Remembering their homeland that has been under illegal Chinese occupation since 1950, the protestors recalled the loss of their language, culture and way of life in Tibet, and urged the world to join their voice for freedom of Tibet from the Chinese yoke.
Later in the day, they were joined by more supporters, and over 60 persons gathered in Asakusa, a busy area that is rich with cultural and religious symbolism.
They raised slogans and expressed their worry over continuing human rights violations by China in ethnic minority areas.

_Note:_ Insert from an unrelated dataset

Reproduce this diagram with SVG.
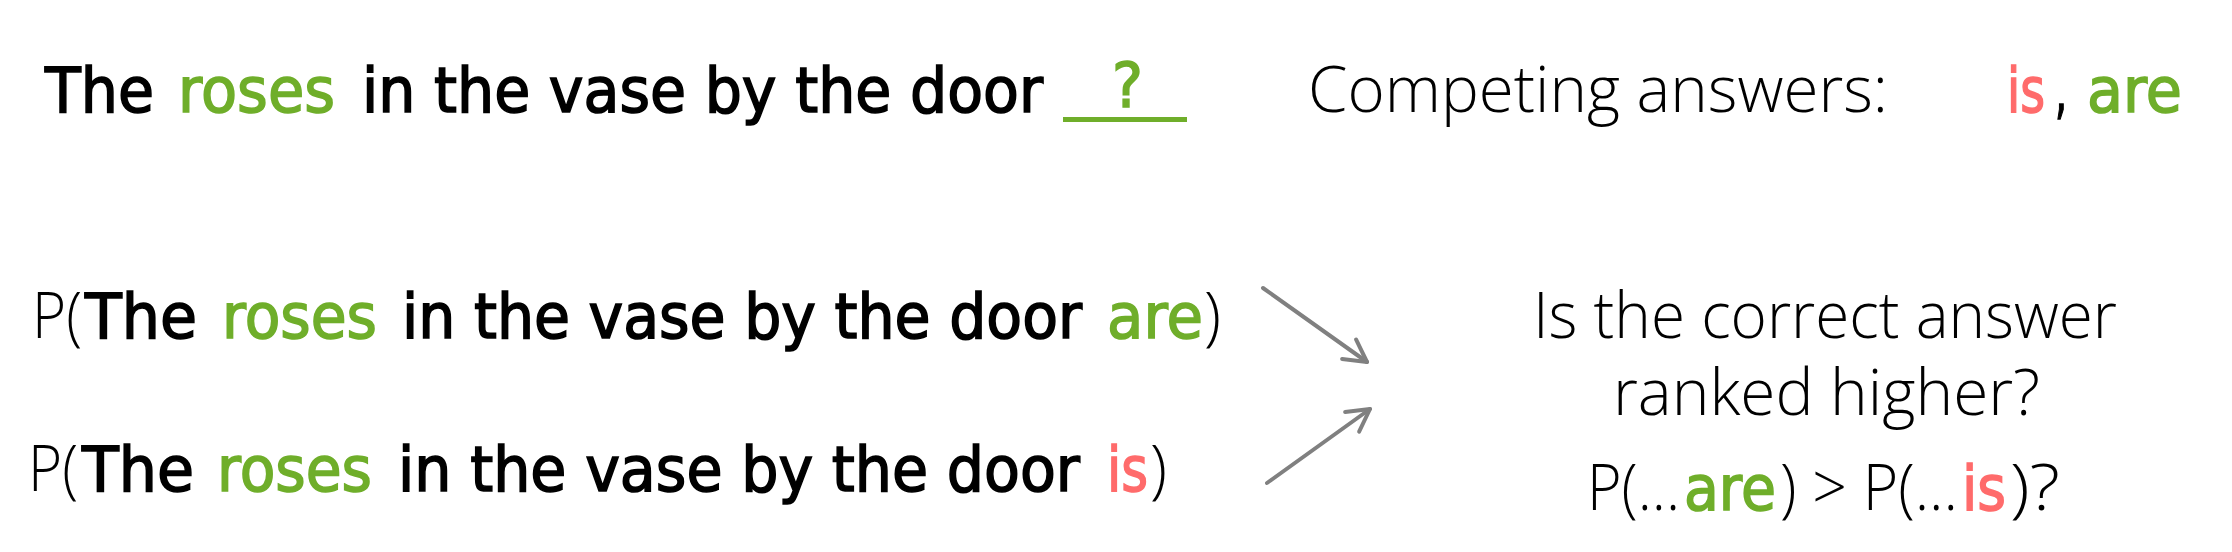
<svg xmlns="http://www.w3.org/2000/svg" width="2232" height="552" viewBox="0 0 2232 552">
<defs>
<style>
.c{font-family:"DejaVu Sans","Liberation Sans",sans-serif;font-size:62px;fill:#000;stroke:#000;stroke-width:1.6}
.s{font-family:"Open Sans","Lato","Liberation Sans",sans-serif;font-weight:300;font-size:65px;fill:#000}
.g{fill:#6FAE2A;stroke:#6FAE2A}
.r{fill:#FF6B6B;stroke:#FF6B6B}
.arr{stroke:#808080;stroke-width:4;fill:none;stroke-linecap:round}
</style>
<marker id="ah" markerUnits="userSpaceOnUse" viewBox="0 0 30 30" markerWidth="30" markerHeight="30" refX="27" refY="15" orient="auto">
<path d="M5,3 L27,15 L5,27" fill="none" stroke="#808080" stroke-width="4" stroke-linecap="round" stroke-linejoin="round"/>
</marker>
</defs>
<rect width="2232" height="552" fill="#fff"/>

<g id="sentence">
<text class="c" x="45" y="112" textLength="109" lengthAdjust="spacingAndGlyphs">The</text>
<text class="c g" x="178" y="112" textLength="157" lengthAdjust="spacingAndGlyphs">roses</text>
<text class="c" x="362" y="112" textLength="681" lengthAdjust="spacingAndGlyphs">in the vase by the door</text>
<text class="c g" x="1112" y="107" font-size="68" textLength="31" lengthAdjust="spacingAndGlyphs">?</text>
<rect x="1063" y="117" width="124" height="5" fill="#6FAE2A"/>
</g>

<g id="competing">
<text class="s" x="1308" y="112" textLength="580" lengthAdjust="spacingAndGlyphs">Competing answers:</text>
<text class="c r" x="2007" y="112" textLength="38" lengthAdjust="spacingAndGlyphs">is</text>
<text class="c" x="2055" y="112" textLength="12" lengthAdjust="spacingAndGlyphs">,</text>
<text class="c g" x="2087" y="112" textLength="95" lengthAdjust="spacingAndGlyphs">are</text>
</g>

<g id="p-are">
<text class="s" x="32" y="338" textLength="50" lengthAdjust="spacingAndGlyphs">P(</text>
<text class="c" x="85" y="338" textLength="112" lengthAdjust="spacingAndGlyphs">The</text>
<text class="c g" x="222" y="338" textLength="155" lengthAdjust="spacingAndGlyphs">roses</text>
<text class="c" x="402" y="338" textLength="680" lengthAdjust="spacingAndGlyphs">in the vase by the door</text>
<text class="c g" x="1107" y="338" textLength="96" lengthAdjust="spacingAndGlyphs">are</text>
<text class="s" x="1204" y="338" textLength="17" lengthAdjust="spacingAndGlyphs">)</text>
</g>

<g id="p-is">
<text class="s" x="28" y="491" textLength="50" lengthAdjust="spacingAndGlyphs">P(</text>
<text class="c" x="82" y="491" textLength="112" lengthAdjust="spacingAndGlyphs">The</text>
<text class="c g" x="217" y="491" textLength="155" lengthAdjust="spacingAndGlyphs">roses</text>
<text class="c" x="398" y="491" textLength="682" lengthAdjust="spacingAndGlyphs">in the vase by the door</text>
<text class="c r" x="1107" y="491" textLength="41" lengthAdjust="spacingAndGlyphs">is</text>
<text class="s" x="1150" y="491" textLength="17" lengthAdjust="spacingAndGlyphs">)</text>
</g>

<g id="connectors">
<line class="arr" x1="1263" y1="288" x2="1367" y2="362" marker-end="url(#ah)"/>
<line class="arr" x1="1267" y1="483" x2="1370" y2="409" marker-end="url(#ah)"/>
</g>

<g id="question">
<text class="s" x="1533" y="338" textLength="584" lengthAdjust="spacingAndGlyphs">Is the correct answer</text>
<text class="s" x="1613" y="415" textLength="427" lengthAdjust="spacingAndGlyphs">ranked higher?</text>
<text class="s" x="1587" y="510" textLength="93" lengthAdjust="spacingAndGlyphs">P(...</text>
<text class="c g" x="1684" y="510" textLength="92" lengthAdjust="spacingAndGlyphs">are</text>
<text class="s" x="1780" y="510" textLength="178" lengthAdjust="spacingAndGlyphs">) &gt; P(...</text>
<text class="c r" x="1962" y="510" textLength="44" lengthAdjust="spacingAndGlyphs">is</text>
<text class="s" x="2010" y="510" textLength="50" lengthAdjust="spacingAndGlyphs">)?</text>
</g>
</svg>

The organisers called the Chinese government to respect its own Constitution and give the ethnic minorities in China their basic rights so that they do not feel like second class citizens, even if they are living under occupation by a brutal regime.
March 10 marks a very important day for Tibetan people all over the world.
It was on this day in 1959, when the Tibetans revolted against the forcible occupation of their motherland by the Chinese Communist Party.
The Tibetan uprising in 1959 began as a spontaneous act of peaceful protest demonstrations against the Chinese in the capital Lhasa which later turned violent in which thousands of Tibetans were killed by the marauding soldiers of the People's Liberation Army (PLA).